▶ [TASK REQUIREMENTS] Give all of the lines again, with nothing added or dropped.

▶ [PROVIDED MATERIAL]
-.-.-
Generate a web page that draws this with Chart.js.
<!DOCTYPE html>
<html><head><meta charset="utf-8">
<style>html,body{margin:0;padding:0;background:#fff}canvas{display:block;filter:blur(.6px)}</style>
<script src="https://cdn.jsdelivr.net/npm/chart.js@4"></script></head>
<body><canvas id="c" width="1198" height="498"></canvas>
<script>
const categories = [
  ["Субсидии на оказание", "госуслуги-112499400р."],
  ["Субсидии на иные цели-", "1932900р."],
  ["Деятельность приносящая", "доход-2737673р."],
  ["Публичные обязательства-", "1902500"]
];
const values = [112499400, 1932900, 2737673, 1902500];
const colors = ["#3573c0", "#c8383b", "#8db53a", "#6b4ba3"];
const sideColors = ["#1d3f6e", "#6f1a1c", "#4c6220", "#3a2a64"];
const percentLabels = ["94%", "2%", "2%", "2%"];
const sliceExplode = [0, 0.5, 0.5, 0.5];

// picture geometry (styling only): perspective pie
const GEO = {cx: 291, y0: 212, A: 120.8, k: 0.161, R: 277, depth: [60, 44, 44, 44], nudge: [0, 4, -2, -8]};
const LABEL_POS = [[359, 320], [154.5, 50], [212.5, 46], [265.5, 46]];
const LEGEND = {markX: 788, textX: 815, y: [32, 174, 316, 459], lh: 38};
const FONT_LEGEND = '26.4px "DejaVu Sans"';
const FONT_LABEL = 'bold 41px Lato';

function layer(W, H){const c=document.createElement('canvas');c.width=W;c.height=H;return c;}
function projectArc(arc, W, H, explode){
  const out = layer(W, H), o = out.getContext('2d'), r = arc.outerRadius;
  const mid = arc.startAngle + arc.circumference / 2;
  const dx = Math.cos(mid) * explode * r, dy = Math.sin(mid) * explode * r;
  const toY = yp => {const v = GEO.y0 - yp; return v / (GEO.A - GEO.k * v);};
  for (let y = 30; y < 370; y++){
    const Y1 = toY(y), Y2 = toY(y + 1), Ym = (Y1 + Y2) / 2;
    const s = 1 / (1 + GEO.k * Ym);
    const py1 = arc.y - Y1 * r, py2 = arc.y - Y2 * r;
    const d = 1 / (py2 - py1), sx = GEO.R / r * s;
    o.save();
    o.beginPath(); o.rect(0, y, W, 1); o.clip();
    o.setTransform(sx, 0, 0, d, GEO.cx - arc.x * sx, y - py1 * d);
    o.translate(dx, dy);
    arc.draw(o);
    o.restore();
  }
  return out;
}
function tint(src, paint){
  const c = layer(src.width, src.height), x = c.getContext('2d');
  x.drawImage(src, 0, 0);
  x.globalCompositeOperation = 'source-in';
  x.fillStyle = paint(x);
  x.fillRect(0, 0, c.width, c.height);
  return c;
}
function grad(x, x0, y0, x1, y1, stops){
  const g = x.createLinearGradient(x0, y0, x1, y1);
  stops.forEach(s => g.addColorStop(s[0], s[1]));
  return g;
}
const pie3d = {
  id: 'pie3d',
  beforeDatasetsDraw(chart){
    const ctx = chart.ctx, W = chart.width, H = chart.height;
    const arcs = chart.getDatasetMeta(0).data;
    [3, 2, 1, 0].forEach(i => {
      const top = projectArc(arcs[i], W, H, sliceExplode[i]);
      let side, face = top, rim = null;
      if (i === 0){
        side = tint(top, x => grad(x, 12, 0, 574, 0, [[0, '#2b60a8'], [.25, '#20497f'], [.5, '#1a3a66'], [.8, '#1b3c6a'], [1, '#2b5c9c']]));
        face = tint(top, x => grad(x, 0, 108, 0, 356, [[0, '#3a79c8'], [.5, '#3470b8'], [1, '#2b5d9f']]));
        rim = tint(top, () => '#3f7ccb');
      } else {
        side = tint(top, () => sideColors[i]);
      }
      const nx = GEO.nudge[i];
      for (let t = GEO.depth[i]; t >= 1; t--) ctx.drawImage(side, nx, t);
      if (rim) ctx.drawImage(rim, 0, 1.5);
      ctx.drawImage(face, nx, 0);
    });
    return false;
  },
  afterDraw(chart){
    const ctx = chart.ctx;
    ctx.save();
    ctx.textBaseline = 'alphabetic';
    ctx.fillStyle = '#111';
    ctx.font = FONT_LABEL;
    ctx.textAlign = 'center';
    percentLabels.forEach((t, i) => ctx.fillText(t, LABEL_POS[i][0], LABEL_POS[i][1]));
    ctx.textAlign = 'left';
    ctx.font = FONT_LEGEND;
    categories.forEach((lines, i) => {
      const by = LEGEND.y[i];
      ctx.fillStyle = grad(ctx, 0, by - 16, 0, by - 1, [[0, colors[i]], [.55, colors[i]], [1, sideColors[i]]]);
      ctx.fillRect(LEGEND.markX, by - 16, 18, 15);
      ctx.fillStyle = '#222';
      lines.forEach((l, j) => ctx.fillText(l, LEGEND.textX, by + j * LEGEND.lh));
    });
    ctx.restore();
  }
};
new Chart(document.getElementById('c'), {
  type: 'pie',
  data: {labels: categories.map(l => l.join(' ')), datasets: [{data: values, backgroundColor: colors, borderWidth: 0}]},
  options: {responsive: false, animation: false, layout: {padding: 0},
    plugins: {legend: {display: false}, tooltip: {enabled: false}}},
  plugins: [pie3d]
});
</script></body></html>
-.-.-
▶ [SOLVED PROBLEM]
Generate a web page that draws this with Chart.js.
<!DOCTYPE html>
<html><head><meta charset="utf-8">
<style>html,body{margin:0;padding:0;background:#fff}canvas{display:block;filter:blur(.6px)}</style>
<script src="https://cdn.jsdelivr.net/npm/chart.js@4"></script></head>
<body><canvas id="c" width="1198" height="498"></canvas>
<script>
const categories = [
  ["Субсидии на оказание", "госуслуги-112499400р."],
  ["Субсидии на иные цели-", "1932900р."],
  ["Деятельность приносящая", "доход-2737673р."],
  ["Публичные обязательства-", "1902500"]
];
const values = [112499400, 1932900, 2737673, 1902500];
const colors = ["#3573c0", "#c8383b", "#8db53a", "#6b4ba3"];
const sideColors = ["#1d3f6e", "#6f1a1c", "#4c6220", "#3a2a64"];
const percentLabels = ["94%", "2%", "2%", "2%"];
const sliceExplode = [0, 0.5, 0.5, 0.5];

// picture geometry (styling only): perspective pie
const GEO = {cx: 291, y0: 212, A: 120.8, k: 0.161, R: 277, depth: [60, 44, 44, 44], nudge: [0, 4, -2, -8]};
const LABEL_POS = [[359, 320], [154.5, 50], [212.5, 46], [265.5, 46]];
const LEGEND = {markX: 788, textX: 815, y: [32, 174, 316, 459], lh: 38};
const FONT_LEGEND = '26.4px "DejaVu Sans"';
const FONT_LABEL = 'bold 41px Lato';

function layer(W, H){const c=document.createElement('canvas');c.width=W;c.height=H;return c;}
function projectArc(arc, W, H, explode){
  const out = layer(W, H), o = out.getContext('2d'), r = arc.outerRadius;
  const mid = arc.startAngle + arc.circumference / 2;
  const dx = Math.cos(mid) * explode * r, dy = Math.sin(mid) * explode * r;
  const toY = yp => {const v = GEO.y0 - yp; return v / (GEO.A - GEO.k * v);};
  for (let y = 30; y < 370; y++){
    const Y1 = toY(y), Y2 = toY(y + 1), Ym = (Y1 + Y2) / 2;
    const s = 1 / (1 + GEO.k * Ym);
    const py1 = arc.y - Y1 * r, py2 = arc.y - Y2 * r;
    const d = 1 / (py2 - py1), sx = GEO.R / r * s;
    o.save();
    o.beginPath(); o.rect(0, y, W, 1); o.clip();
    o.setTransform(sx, 0, 0, d, GEO.cx - arc.x * sx, y - py1 * d);
    o.translate(dx, dy);
    arc.draw(o);
    o.restore();
  }
  return out;
}
function tint(src, paint){
  const c = layer(src.width, src.height), x = c.getContext('2d');
  x.drawImage(src, 0, 0);
  x.globalCompositeOperation = 'source-in';
  x.fillStyle = paint(x);
  x.fillRect(0, 0, c.width, c.height);
  return c;
}
function grad(x, x0, y0, x1, y1, stops){
  const g = x.createLinearGradient(x0, y0, x1, y1);
  stops.forEach(s => g.addColorStop(s[0], s[1]));
  return g;
}
const pie3d = {
  id: 'pie3d',
  beforeDatasetsDraw(chart){
    const ctx = chart.ctx, W = chart.width, H = chart.height;
    const arcs = chart.getDatasetMeta(0).data;
    [3, 2, 1, 0].forEach(i => {
      const top = projectArc(arcs[i], W, H, sliceExplode[i]);
      let side, face = top, rim = null;
      if (i === 0){
        side = tint(top, x => grad(x, 12, 0, 574, 0, [[0, '#2b60a8'], [.25, '#20497f'], [.5, '#1a3a66'], [.8, '#1b3c6a'], [1, '#2b5c9c']]));
        face = tint(top, x => grad(x, 0, 108, 0, 356, [[0, '#3a79c8'], [.5, '#3470b8'], [1, '#2b5d9f']]));
        rim = tint(top, () => '#3f7ccb');
      } else {
        side = tint(top, () => sideColors[i]);
      }
      const nx = GEO.nudge[i];
      for (let t = GEO.depth[i]; t >= 1; t--) ctx.drawImage(side, nx, t);
      if (rim) ctx.drawImage(rim, 0, 1.5);
      ctx.drawImage(face, nx, 0);
    });
    return false;
  },
  afterDraw(chart){
    const ctx = chart.ctx;
    ctx.save();
    ctx.textBaseline = 'alphabetic';
    ctx.fillStyle = '#111';
    ctx.font = FONT_LABEL;
    ctx.textAlign = 'center';
    percentLabels.forEach((t, i) => ctx.fillText(t, LABEL_POS[i][0], LABEL_POS[i][1]));
    ctx.textAlign = 'left';
    ctx.font = FONT_LEGEND;
    categories.forEach((lines, i) => {
      const by = LEGEND.y[i];
      ctx.fillStyle = grad(ctx, 0, by - 16, 0, by - 1, [[0, colors[i]], [.55, colors[i]], [1, sideColors[i]]]);
      ctx.fillRect(LEGEND.markX, by - 16, 18, 15);
      ctx.fillStyle = '#222';
      lines.forEach((l, j) => ctx.fillText(l, LEGEND.textX, by + j * LEGEND.lh));
    });
    ctx.restore();
  }
};
new Chart(document.getElementById('c'), {
  type: 'pie',
  data: {labels: categories.map(l => l.join(' ')), datasets: [{data: values, backgroundColor: colors, borderWidth: 0}]},
  options: {responsive: false, animation: false, layout: {padding: 0},
    plugins: {legend: {display: false}, tooltip: {enabled: false}}},
  plugins: [pie3d]
});
</script></body></html>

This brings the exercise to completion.